> _Problem details_
Begin with the first line of the material and write out each line exactly, ending with the line that contains "0.8, 0.9, 1.0];". Pictures are not part of the copy.

> _Data to process_

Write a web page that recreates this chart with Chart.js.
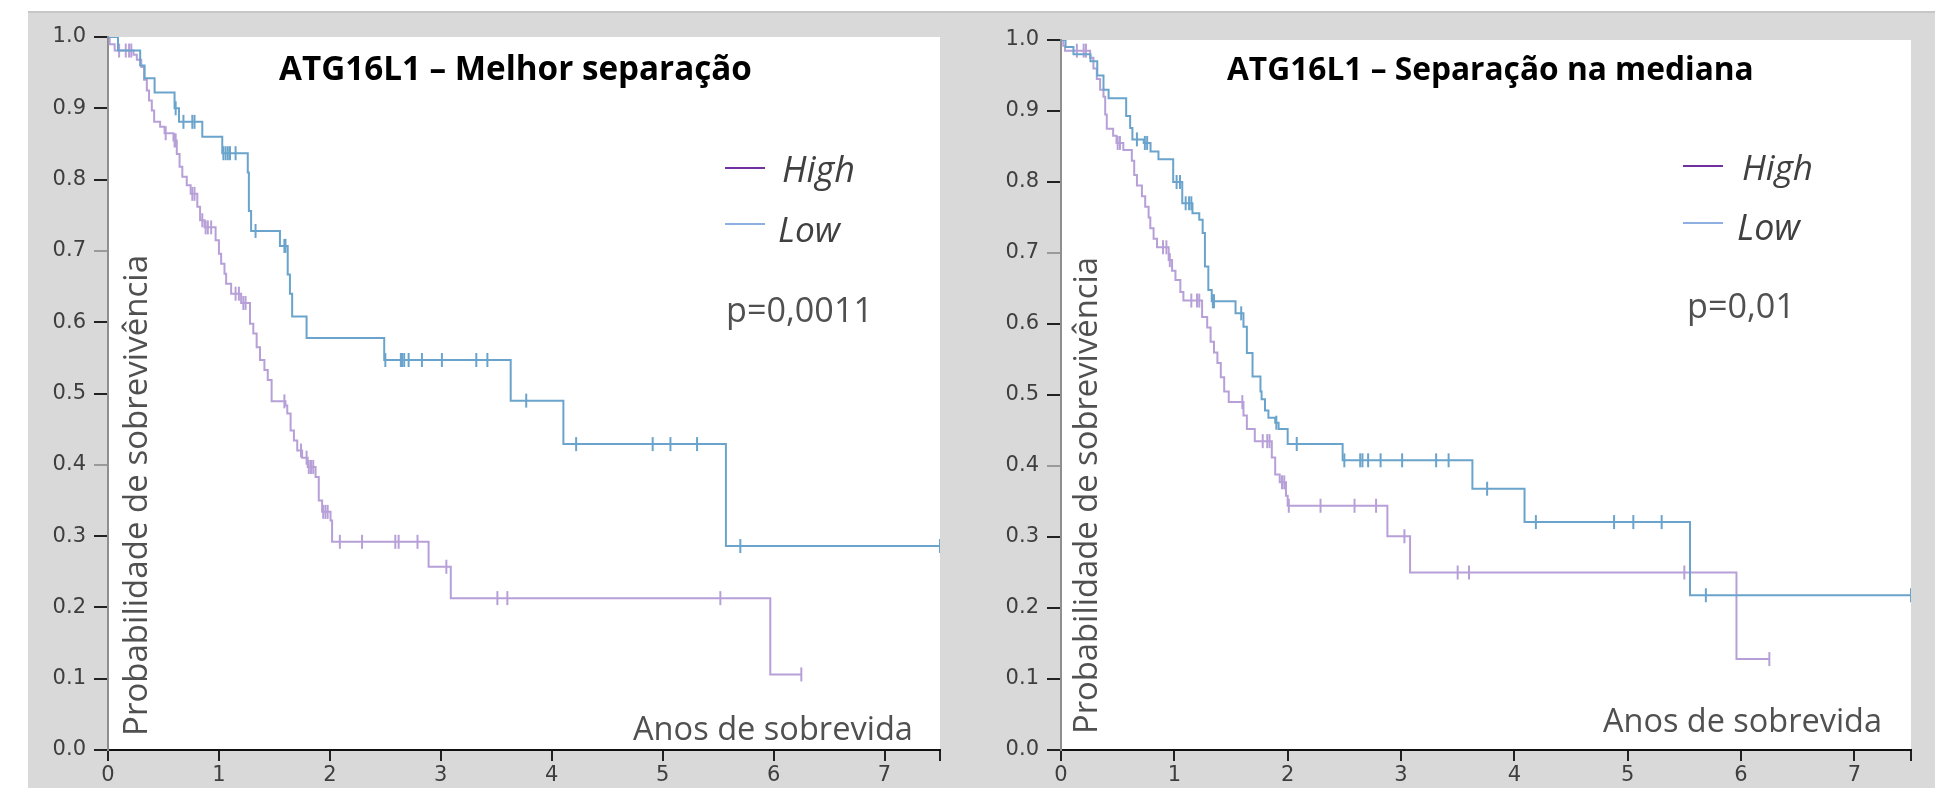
<!DOCTYPE html>
<html>
<head>
<meta charset="utf-8">
<script src="https://cdn.jsdelivr.net/npm/chart.js@4.4.1/dist/chart.umd.min.js"></script>
<style>
  body { margin: 0; background: #fff; width: 1954px; height: 788px; overflow: hidden; }
  #bg { position: absolute; left: 28px; top: 11px; width: 1907px; height: 777px; background: #d9d9d9; border-top: 2px solid #c6c6c6; box-sizing: border-box; }
  canvas { position: absolute; }
</style>
</head>
<body>
<div id="bg"></div>
<canvas id="leftChart" width="932" height="777" style="left:28px;top:11px;width:932px;height:777px"></canvas>
<canvas id="rightChart" width="975" height="777" style="left:960px;top:11px;width:975px;height:777px"></canvas>
<script>
// tick values
const xTickValues = [0, 1, 2, 3, 4, 5, 6, 7, 7.5];
const yTickValues = [0, 0.1, 0.2, 0.3, 0.4, 0.5, 0.6, 0.7, 0.8, 0.9, 1.0];

// left panel - "Melhor separação"
const leftHighTime = [0, 0.015, 0.06, 0.23, 0.26, 0.30, 0.325, 0.35, 0.37, 0.395, 0.416, 0.47, 0.51, 0.59, 0.62, 0.645, 0.67, 0.71, 0.745, 0.805, 0.83, 0.87, 0.97, 1.00, 1.02, 1.05, 1.065, 1.11, 1.20, 1.28, 1.31, 1.34, 1.37, 1.41, 1.44, 1.475, 1.60, 1.616, 1.646, 1.676, 1.706, 1.75, 1.80, 1.871, 1.90, 1.93, 2.006, 2.02, 2.89, 3.09, 5.97, 6.25];
const leftHighSurv = [1.0, 0.99, 0.981, 0.975, 0.968, 0.958, 0.94, 0.925, 0.911, 0.897, 0.881, 0.874, 0.865, 0.855, 0.836, 0.818, 0.804, 0.792, 0.78, 0.762, 0.743, 0.733, 0.715, 0.696, 0.682, 0.668, 0.654, 0.64, 0.627, 0.598, 0.584, 0.565, 0.547, 0.533, 0.519, 0.489, 0.483, 0.472, 0.448, 0.434, 0.42, 0.41, 0.397, 0.383, 0.35, 0.334, 0.322, 0.292, 0.257, 0.213, 0.106, 0.106];
const leftHighCens = [0.1, 0.16, 0.19, 0.21, 0.52, 0.6, 0.61, 0.76, 0.78, 0.85, 0.88, 0.9, 0.93, 1.15, 1.18, 1.22, 1.24, 1.59, 1.74, 1.79, 1.81, 1.83, 1.85, 1.94, 1.96, 1.98, 2.09, 2.29, 2.59, 2.62, 2.79, 3.05, 3.51, 3.6, 5.52, 6.25];

const leftLowTime = [0, 0.09, 0.29, 0.33, 0.42, 0.60, 0.64, 0.85, 1.03, 1.26, 1.27, 1.29, 1.55, 1.62, 1.64, 1.66, 1.79, 2.49, 3.63, 4.105, 5.57, 7.5];
const leftLowSurv = [1.0, 0.981, 0.96, 0.942, 0.922, 0.90, 0.881, 0.86, 0.837, 0.81, 0.756, 0.728, 0.707, 0.667, 0.64, 0.608, 0.578, 0.547, 0.49, 0.429, 0.286, 0.286];
const leftLowCens = [0.61, 0.68, 0.76, 0.78, 1.04, 1.06, 1.08, 1.10, 1.15, 1.33, 1.59, 1.60, 2.50, 2.64, 2.65, 2.67, 2.71, 2.83, 3.01, 3.32, 3.42, 3.77, 4.22, 4.91, 5.07, 5.31, 5.70, 7.5];

// right panel - "Separação na mediana"
const rightHighTime = [0, 0.02, 0.035, 0.257, 0.286, 0.316, 0.345, 0.375, 0.39, 0.404, 0.46, 0.49, 0.55, 0.625, 0.646, 0.67, 0.714, 0.743, 0.773, 0.788, 0.817, 0.847, 0.95, 0.98, 1.01, 1.053, 1.08, 1.245, 1.29, 1.32, 1.35, 1.38, 1.41, 1.44, 1.48, 1.61, 1.64, 1.71, 1.86, 1.89, 1.93, 1.985, 2.0, 2.88, 3.08, 5.96, 6.25];
const rightHighSurv = [1.0, 0.992, 0.985, 0.975, 0.96, 0.945, 0.93, 0.92, 0.895, 0.875, 0.865, 0.855, 0.845, 0.83, 0.81, 0.795, 0.78, 0.765, 0.75, 0.735, 0.72, 0.708, 0.69, 0.675, 0.662, 0.645, 0.633, 0.61, 0.595, 0.575, 0.56, 0.545, 0.525, 0.505, 0.49, 0.471, 0.452, 0.435, 0.412, 0.388, 0.377, 0.358, 0.344, 0.301, 0.25, 0.128, 0.128];
const rightHighCens = [0.14, 0.2, 0.22, 0.5, 0.52, 0.9, 0.93, 0.96, 1.15, 1.2, 1.22, 1.6, 1.78, 1.82, 1.84, 1.95, 1.97, 2.01, 2.29, 2.59, 2.78, 3.03, 3.5, 3.6, 5.5, 6.25];

const rightLowTime = [0, 0.04, 0.11, 0.26, 0.32, 0.375, 0.42, 0.575, 0.61, 0.63, 0.73, 0.79, 0.86, 0.99, 1.07, 1.16, 1.22, 1.25, 1.27, 1.30, 1.33, 1.54, 1.61, 1.64, 1.69, 1.76, 1.77, 1.80, 1.83, 1.89, 1.92, 2.0, 2.485, 3.63, 4.09, 5.55, 7.5];
const rightLowSurv = [1.0, 0.99, 0.98, 0.97, 0.95, 0.93, 0.918, 0.893, 0.876, 0.86, 0.855, 0.843, 0.832, 0.80, 0.77, 0.756, 0.747, 0.728, 0.681, 0.648, 0.632, 0.615, 0.596, 0.559, 0.526, 0.505, 0.494, 0.478, 0.468, 0.461, 0.452, 0.431, 0.408, 0.368, 0.321, 0.218, 0.218];
const rightLowCens = [0.67, 0.74, 0.76, 1.02, 1.05, 1.1, 1.13, 1.15, 1.34, 1.35, 1.59, 1.9, 2.08, 2.5, 2.64, 2.66, 2.71, 2.82, 3.01, 3.31, 3.42, 3.76, 4.19, 4.88, 5.05, 5.30, 5.69, 7.5];

const highColor = '#b7a0d8';
const lowColor = '#6aa4cc';

function kmPoints(times, surv) {
  return times.map((t, i) => ({ x: t, y: surv[i] }));
}

// censor marks sit on the curve at their time
function censorPoints(times, surv, cens) {
  return cens.map(c => {
    let s = surv[0];
    for (let i = 0; i < times.length; i++) if (times[i] <= c) s = surv[i];
    return { x: c, y: s };
  });
}

function fitFont(ctx, text, width, style) {
  ctx.font = style + ' 100px "Open Sans"';
  const size = 100 * width / ctx.measureText(text).width;
  ctx.font = style + ' ' + size.toFixed(2) + 'px "Open Sans"';
}

// labels in page coordinates, drawn on top of each chart
const textPlugin = {
  id: 'texts',
  beforeDraw(chart) {
    const { ctx, chartArea: a } = chart;
    ctx.save();
    ctx.fillStyle = '#fff';
    ctx.fillRect(a.left, a.top, a.right - a.left, a.bottom - a.top);
    ctx.restore();
  },
  afterDraw(chart, args, opts) {
    const ctx = chart.ctx;
    const ox = opts.ox, oy = opts.oy;
    ctx.save();
    ctx.textBaseline = 'alphabetic';
    ctx.textAlign = 'left';
    opts.items.forEach(it => {
      fitFont(ctx, it.text, it.w, it.style);
      ctx.fillStyle = it.color;
      if (it.rotate) {
        ctx.save();
        ctx.translate(it.x - ox, it.y - oy);
        ctx.rotate(-Math.PI / 2);
        ctx.fillText(it.text, 0, 0);
        ctx.restore();
      } else {
        ctx.fillText(it.text, it.x - ox, it.y - oy);
      }
    });
    opts.lines.forEach(l => {
      ctx.strokeStyle = l.color;
      ctx.lineWidth = 2;
      ctx.beginPath();
      ctx.moveTo(l.x1 - ox, l.y - oy);
      ctx.lineTo(l.x2 - ox, l.y - oy);
      ctx.stroke();
    });
    ctx.restore();
  }
};

function makeChart(id, d, layout) {
  const ctx = document.getElementById(id).getContext('2d');
  return new Chart(ctx, {
    type: 'line',
    data: {
      datasets: [
        { label: 'Low', data: kmPoints(d.lowT, d.lowS), stepped: 'before', borderColor: lowColor, borderWidth: 2, pointRadius: 0, fill: false },
        { label: 'High', data: kmPoints(d.highT, d.highS), stepped: 'before', borderColor: highColor, borderWidth: 2, pointRadius: 0, fill: false },
        { label: 'Low censored', data: censorPoints(d.lowT, d.lowS, d.lowC), showLine: false, pointStyle: 'line', rotation: 90, pointRadius: 7, borderColor: lowColor, borderWidth: 2 },
        { label: 'High censored', data: censorPoints(d.highT, d.highS, d.highC), showLine: false, pointStyle: 'line', rotation: 90, pointRadius: 7, borderColor: highColor, borderWidth: 2 }
      ]
    },
    options: {
      responsive: false,
      animation: false,
      devicePixelRatio: 1,
      layout: { padding: { top: layout.top, right: layout.right, left: 0, bottom: 0 } },
      plugins: {
        legend: { display: false },
        tooltip: { enabled: false },
        texts: layout.texts
      },
      scales: {
        x: {
          type: 'linear', min: 0, max: 7.5,
          afterBuildTicks: s => { s.ticks = xTickValues.map(v => ({ value: v })); },
          afterFit: s => { s.height = layout.xHeight; },
          border: { color: '#111', width: 2 },
          grid: { drawOnChartArea: false, drawTicks: true, tickLength: 11, color: '#222', lineWidth: 2 },
          ticks: { padding: 2, color: '#3e3e3e', font: { family: 'DejaVu Sans', size: 21 },
            callback: v => Number.isInteger(v) ? String(v) : '' }
        },
        y: {
          min: 0, max: 1,
          afterBuildTicks: s => { s.ticks = yTickValues.map(v => ({ value: v })); },
          afterFit: s => { s.width = layout.yWidth; },
          border: { color: '#8f8f8f', width: 2 },
          grid: { drawOnChartArea: false, drawTicks: true, tickLength: 14, lineWidth: 2,
            color: c => (c.index === 4 || c.index === 7) ? '#9a9a9a' : '#222' },
          ticks: { padding: 8, color: '#3e3e3e', font: { family: 'DejaVu Sans', size: 21 },
            callback: v => v.toFixed(1) }
        }
      }
    },
    plugins: [textPlugin]
  });
}

makeChart('leftChart',
  { highT: leftHighTime, highS: leftHighSurv, highC: leftHighCens, lowT: leftLowTime, lowS: leftLowSurv, lowC: leftLowCens },
  { top: 26, right: 20, xHeight: 38, yWidth: 80,
    texts: { ox: 28, oy: 11,
      items: [
        { text: 'ATG16L1 – Melhor separação', x: 279, y: 80, w: 473, style: 'bold', color: '#000' },
        { text: 'High', x: 782, y: 182, w: 73, style: 'italic', color: '#404040' },
        { text: 'Low', x: 778, y: 242, w: 62, style: 'italic', color: '#404040' },
        { text: 'p=0,0011', x: 726, y: 322, w: 147, style: 'normal', color: '#505050' },
        { text: 'Anos de sobrevida', x: 633, y: 740, w: 280, style: 'normal', color: '#505050' },
        { text: 'Probabilidade de sobrevivência', x: 147, y: 736, w: 481, style: 'normal', color: '#505050', rotate: true }
      ],
      lines: [
        { x1: 725, x2: 765, y: 168, color: '#7030a0' },
        { x1: 725, x2: 765, y: 224, color: '#8eb0e0' }
      ] } });

makeChart('rightChart',
  { highT: rightHighTime, highS: rightHighSurv, highC: rightHighCens, lowT: rightLowTime, lowS: rightLowSurv, lowC: rightLowCens },
  { top: 29, right: 24, xHeight: 38, yWidth: 101,
    texts: { ox: 960, oy: 11,
      items: [
        { text: 'ATG16L1 – Separação na mediana', x: 1227, y: 80, w: 527, style: 'bold', color: '#000' },
        { text: 'High', x: 1742, y: 180, w: 71, style: 'italic', color: '#404040' },
        { text: 'Low', x: 1737, y: 240, w: 63, style: 'italic', color: '#404040' },
        { text: 'p=0,01', x: 1687, y: 318, w: 108, style: 'normal', color: '#505050' },
        { text: 'Anos de sobrevida', x: 1603, y: 732, w: 279, style: 'normal', color: '#505050' },
        { text: 'Probabilidade de sobrevivência', x: 1097, y: 734, w: 477, style: 'normal', color: '#505050', rotate: true }
      ],
      lines: [
        { x1: 1683, x2: 1723, y: 166, color: '#7030a0' },
        { x1: 1683, x2: 1723, y: 223, color: '#8eb0e0' }
      ] } });
</script>
</body>
</html>
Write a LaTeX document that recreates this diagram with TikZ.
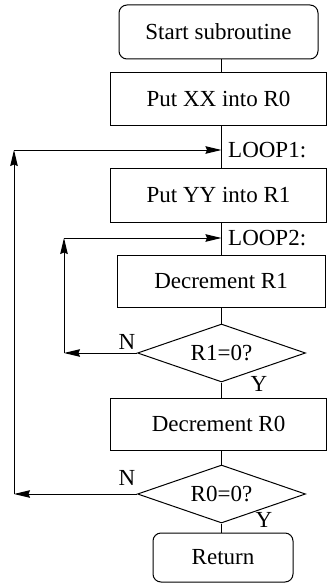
\documentclass[tikz,border=0pt]{standalone}
\usepackage{fontspec}
\setmainfont{Liberation Serif}
\usetikzlibrary{shapes.geometric,arrows.meta}
\begin{document}
\begin{tikzpicture}[x=1pt,y=-1pt,
  every node/.style={font=\fontsize{23}{27}\selectfont},
  base/.style={draw,line width=1pt,inner sep=0pt},
  procbox/.style={base,rectangle},
  termbox/.style={base,rectangle,rounded corners=8pt},
  decbox/.style={base,diamond,minimum width=168pt,minimum height=58pt,aspect=2.9},
  lbl/.style={inner sep=0pt},
  flow/.style={line width=1pt},
  arr/.style={line width=1pt,-{Stealth[length=16pt,width=7.5pt,inset=1.5pt]}}]
\useasboundingbox (0,0) rectangle (328,583);
\coordinate (axis) at (221.5,0);
\node[termbox,minimum width=199pt,minimum height=54pt] (start) at (218.5,32) {Start subroutine};
\node[procbox,minimum width=216pt,minimum height=52pt] (put0) at (218.5,99) {Put XX into R0};
\coordinate (loop1) at (221.5,150);
\node[lbl,anchor=west] (l1) at (228,150) {LOOP1:};
\node[procbox,minimum width=216pt,minimum height=54pt] (put1) at (218.5,195) {Put YY into R1};
\coordinate (loop2) at (221.5,238);
\node[lbl,anchor=west] (l2) at (228,238) {LOOP2:};
\node[procbox,minimum width=208pt,minimum height=52pt] (dec1) at (221,281) {Decrement R1};
\node[decbox] (d1) at (221.5,353) {R1=0?};
\node[procbox,minimum width=216pt,minimum height=52pt] (dec0) at (218.5,424) {Decrement R0};
\node[decbox] (d0) at (221.5,494) {R0=0?};
\node[termbox,minimum width=140pt,minimum height=49pt] (ret) at (223,557.5) {Return};
\node[lbl] (n1) at (127,342) {N};
\node[lbl] (y1) at (259,384) {Y};
\node[lbl] (n0) at (127,478) {N};
\node[lbl] (y0) at (264,520) {Y};
\coordinate (c1a) at (64,353);
\coordinate (c1b) at (64,238);
\coordinate (c0a) at (14,494);
\coordinate (c0b) at (14,150);
% main flow
\draw[flow] (start.south -| axis) -- (put0.north -| axis);
\draw[flow] (put0.south -| axis) -- (put1.north -| axis);
\draw[flow] (put1.south -| axis) -- (dec1.north -| axis);
\draw[flow] (dec1.south -| axis) -- (d1.north);
\draw[flow] (d1.south) -- (dec0.north -| axis);
\draw[flow] (dec0.south -| axis) -- (d0.north);
\draw[flow] (d0.south) -- (ret.north -| axis);
% inner loop
\draw[arr] (d1.west) -- (c1a);
\draw[arr] (c1a) -- (c1b);
\draw[arr] (c1b) -- (loop2);
% outer loop
\draw[arr] (d0.west) -- (c0a);
\draw[arr] (c0a) -- (c0b);
\draw[arr] (c0b) -- (loop1);
\end{tikzpicture}
\end{document}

> _Response to this task_
Write a web page that recreates this chart with Chart.js.
<!DOCTYPE html>
<html>
<head>
<meta charset="utf-8">
<script src="https://cdn.jsdelivr.net/npm/chart.js@4.4.1/dist/chart.umd.min.js"></script>
<style>
  body { margin: 0; background: #fff; width: 1954px; height: 788px; overflow: hidden; }
  #bg { position: absolute; left: 28px; top: 11px; width: 1907px; height: 777px; background: #d9d9d9; border-top: 2px solid #c6c6c6; box-sizing: border-box; }
  canvas { position: absolute; }
</style>
</head>
<body>
<div id="bg"></div>
<canvas id="leftChart" width="932" height="777" style="left:28px;top:11px;width:932px;height:777px"></canvas>
<canvas id="rightChart" width="975" height="777" style="left:960px;top:11px;width:975px;height:777px"></canvas>
<script>
// tick values
const xTickValues = [0, 1, 2, 3, 4, 5, 6, 7, 7.5];
const yTickValues = [0, 0.1, 0.2, 0.3, 0.4, 0.5, 0.6, 0.7, 0.8, 0.9, 1.0];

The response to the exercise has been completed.